The reality was the toe nail had suffered a lot of trauma and the blister was around the base of the nail. I think this is only the third occasion I lost a toe nail running and yes the first time was when running in fire boots. I am sure the wet conditions contributed on this occasion. The change of shoes felt good I remember thinking they felt good the surface didn't feel as hard anymore i hadn't felt like that in a while. As I am a heal striker I wasn't putting the full impact into my toes and was consciously guarding the injury I guess. Importantly I was able to keep running & not realising it was anything more than a blister I put it to the back of my mind I had a few other things to think about.

I was now deviating from my fuel plan adding some sweets did I need them? Or was it just a distraction of sorts?  In the background Audrey was crunching a few numbers telling me if I continue at a certain pace for the remainder of the event I would reach the automatic qualifier for a certain event. Or If I did this I would reach the Irish qualifying standard for the 24hr team. I wasn't all that focused on looking that far ahead my race was just me and now my goals were lap to lap at one point my leg nearly buckled beneath me I was close to my crew so stoped and sat maybe a minute had a drink I think it was nothing more than misjudging a slight step on the course.

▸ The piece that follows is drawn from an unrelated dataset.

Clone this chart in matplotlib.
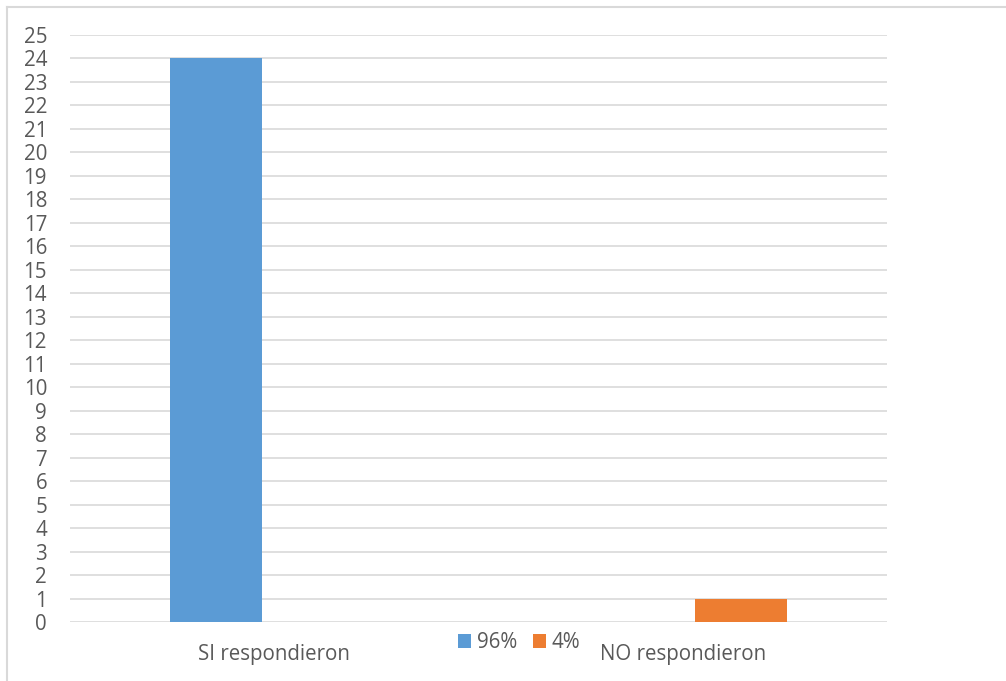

I guess I started the race thinking running Sparthathlon 3 weeks previous would have a big effect on my race. I thought physically I mightn't be up for the 24hr but I think mentally the doubts in my head where every bit as a big a stumbling block. 

The last few hours of the race I focused hard maintaining and improving my performance. I knew Ed was leading comfortably followed by Aidan. Eoin Keith had sadly droped out early in the day as had Alistair at some point after that. 

While I didn't know my position In the race I knew I wasn't going to be in the medals so the focus was as it always had been bit by bit keep moving. There are many ways to do a 24hr race and with a few hours remaining I was now preforming steady & progressing well lap by lap 

While for some people they were at there low point now walking & all of us wishing for the 24hr claxon to sound. I remember with a few hrs to go Audrey giving me lots of goals & targets to hit some I felt totally unrealistic it's just we had two different view points if I was hurting the numbers made less sense if I was preforming then  I looked at everything  differently.  I told Noah tell mom small goals step by step. 

Not long left on the clock and Audrey was playing the mind games 7 more laps needed?  I was a little annoyed as it was a big ask in the time remaining. The final minutes were counting down & I was putting in some fast laps. Fast for this stage of a 24hr race that is.
10.02 minute miles followed by a 
9.22 minute mile followed by a
9.01 minute mile 

Then crossing the line for the last time I knew I hadn't enough time to get back but this is it every foot counts to me and I was giving it everything. I crossed the mat out now on my last partial lap this was my challenge how far could I get? No eating drinking or anything else this was just flat out what ever I could muster breathing and running i managed to squeeze in .85 miles in 6.21minutes = running a 7.29min mile pace.

Claxon sounded I was bent over gasping for breath job done I was finished.
When the claxon sounds you stop and take off your chip
(Thankfully a lad took it off for me as after running 24hrs that was not going to be an easy task) then place it down so the partial lap can be added to your full laps to give your complete distance.
Finished 5th overall.
134 laps
222.90 km
138.50 miles
Making me eligible for the Irish team selection for the European Championships.
Not my best 24hr performance in terms of distance but very happy. 
A lot to take In over the next while and see what lessons can be learned.
I have ran further I have medaled nationally but I think I will measure this performance a little  differently.